The Chi-Squared Distrbution

Suppose the random vector \(Z\) is such that its components \(z_{1}, z_{2},\cdots, z_{m}\) are mutually independent standard normal distribution random variables, i.e. \(Z\sim N(0, I)\). Then the random variable \(y\)

\[\begin{eqnarray} \label{eqd1} y&\equiv&||Z||^{2}=Z^{T}Z=\sum_{i=1}^{m}z_{i}^{2} \end{eqnarray}\]

follows the chi-squared distirbution with \(m\) degrees of freedom.

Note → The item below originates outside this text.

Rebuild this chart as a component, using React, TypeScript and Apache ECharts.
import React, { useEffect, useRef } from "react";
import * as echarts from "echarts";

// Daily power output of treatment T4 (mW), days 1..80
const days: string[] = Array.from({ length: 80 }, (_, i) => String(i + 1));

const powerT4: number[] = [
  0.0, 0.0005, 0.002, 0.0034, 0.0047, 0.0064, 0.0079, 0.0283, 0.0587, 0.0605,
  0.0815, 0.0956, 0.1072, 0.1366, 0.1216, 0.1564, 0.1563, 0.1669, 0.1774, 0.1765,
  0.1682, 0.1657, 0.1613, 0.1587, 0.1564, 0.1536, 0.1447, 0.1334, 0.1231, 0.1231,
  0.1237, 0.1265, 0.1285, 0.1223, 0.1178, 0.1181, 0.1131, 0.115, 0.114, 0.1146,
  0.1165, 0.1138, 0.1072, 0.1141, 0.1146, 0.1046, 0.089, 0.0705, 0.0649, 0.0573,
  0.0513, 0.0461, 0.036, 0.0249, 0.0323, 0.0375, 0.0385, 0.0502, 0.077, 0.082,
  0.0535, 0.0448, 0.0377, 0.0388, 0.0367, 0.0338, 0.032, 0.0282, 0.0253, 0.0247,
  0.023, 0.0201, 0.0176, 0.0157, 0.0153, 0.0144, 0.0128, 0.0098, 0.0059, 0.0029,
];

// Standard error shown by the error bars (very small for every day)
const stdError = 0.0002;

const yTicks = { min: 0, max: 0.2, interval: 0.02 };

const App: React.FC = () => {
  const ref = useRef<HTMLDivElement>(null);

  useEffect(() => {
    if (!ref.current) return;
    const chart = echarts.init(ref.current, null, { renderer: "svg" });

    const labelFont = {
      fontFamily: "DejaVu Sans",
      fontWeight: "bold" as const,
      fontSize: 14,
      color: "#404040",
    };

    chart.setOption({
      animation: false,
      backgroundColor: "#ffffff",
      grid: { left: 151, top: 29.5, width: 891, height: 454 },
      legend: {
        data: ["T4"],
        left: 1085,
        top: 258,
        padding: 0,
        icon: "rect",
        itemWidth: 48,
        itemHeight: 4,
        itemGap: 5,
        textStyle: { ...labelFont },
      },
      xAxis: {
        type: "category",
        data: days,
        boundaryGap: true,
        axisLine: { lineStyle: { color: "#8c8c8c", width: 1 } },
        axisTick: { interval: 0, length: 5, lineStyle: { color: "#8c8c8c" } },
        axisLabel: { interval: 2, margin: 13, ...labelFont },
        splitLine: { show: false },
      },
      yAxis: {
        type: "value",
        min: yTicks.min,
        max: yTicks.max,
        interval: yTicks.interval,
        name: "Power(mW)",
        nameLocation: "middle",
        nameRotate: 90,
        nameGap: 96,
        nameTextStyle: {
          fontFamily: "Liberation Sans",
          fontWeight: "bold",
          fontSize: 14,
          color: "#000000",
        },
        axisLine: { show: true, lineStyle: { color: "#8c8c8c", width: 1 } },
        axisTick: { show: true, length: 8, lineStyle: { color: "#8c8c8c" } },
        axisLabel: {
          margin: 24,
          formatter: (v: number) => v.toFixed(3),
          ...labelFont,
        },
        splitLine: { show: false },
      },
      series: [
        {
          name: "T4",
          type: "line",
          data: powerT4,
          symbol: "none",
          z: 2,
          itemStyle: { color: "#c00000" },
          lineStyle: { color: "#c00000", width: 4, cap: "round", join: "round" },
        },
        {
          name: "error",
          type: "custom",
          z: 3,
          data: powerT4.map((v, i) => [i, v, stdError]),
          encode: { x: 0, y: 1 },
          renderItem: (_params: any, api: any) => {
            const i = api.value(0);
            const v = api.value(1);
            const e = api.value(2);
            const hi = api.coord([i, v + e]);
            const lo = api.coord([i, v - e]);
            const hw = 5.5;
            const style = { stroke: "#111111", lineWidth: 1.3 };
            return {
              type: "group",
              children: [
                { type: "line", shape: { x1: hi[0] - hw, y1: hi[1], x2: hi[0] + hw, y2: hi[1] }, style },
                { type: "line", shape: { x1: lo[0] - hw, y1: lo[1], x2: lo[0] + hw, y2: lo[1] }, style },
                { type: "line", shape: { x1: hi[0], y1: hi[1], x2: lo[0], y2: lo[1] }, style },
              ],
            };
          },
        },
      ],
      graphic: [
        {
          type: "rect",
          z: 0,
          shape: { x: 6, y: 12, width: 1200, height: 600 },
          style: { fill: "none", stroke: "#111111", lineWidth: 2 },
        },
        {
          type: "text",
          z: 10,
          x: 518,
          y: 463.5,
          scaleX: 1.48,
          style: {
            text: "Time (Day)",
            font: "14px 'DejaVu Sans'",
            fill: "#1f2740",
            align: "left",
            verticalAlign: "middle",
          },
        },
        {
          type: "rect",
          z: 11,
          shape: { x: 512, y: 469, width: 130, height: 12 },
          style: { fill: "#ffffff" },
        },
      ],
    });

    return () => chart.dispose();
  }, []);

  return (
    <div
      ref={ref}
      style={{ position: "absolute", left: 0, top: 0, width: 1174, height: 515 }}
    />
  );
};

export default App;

We write is as

\[\begin{eqnarray*} y&\sim&\chi^{2}(m) \end{eqnarray*}\]

The mean of chi-squared distribution is \(m\), and its variance is \(2m\).

If \(y_{1}\sim \chi^{2}(m_{1})\), \(y_{2}\sim \chi^{2}(m_{2})\), and \(y_{1}\) and \(y_{2}\) are independent, then

\[\begin{eqnarray*} y&=&y_{1}+y_{2}=\sum_{i=1}^{m_{1}+m_{2}}z_{i}^{2}\sim \chi^{2}(m_{1}+m_{2}) \end{eqnarray*}\]

::: proposition

If the \(m-\)vector \(X\) is distributed as \(N(0,\Omega)\), then the quadratic form

\[\begin{eqnarray} \label{eqd2} X^{T}\Omega^{-1}X&\sim&\chi^{2}(m) \end{eqnarray}\]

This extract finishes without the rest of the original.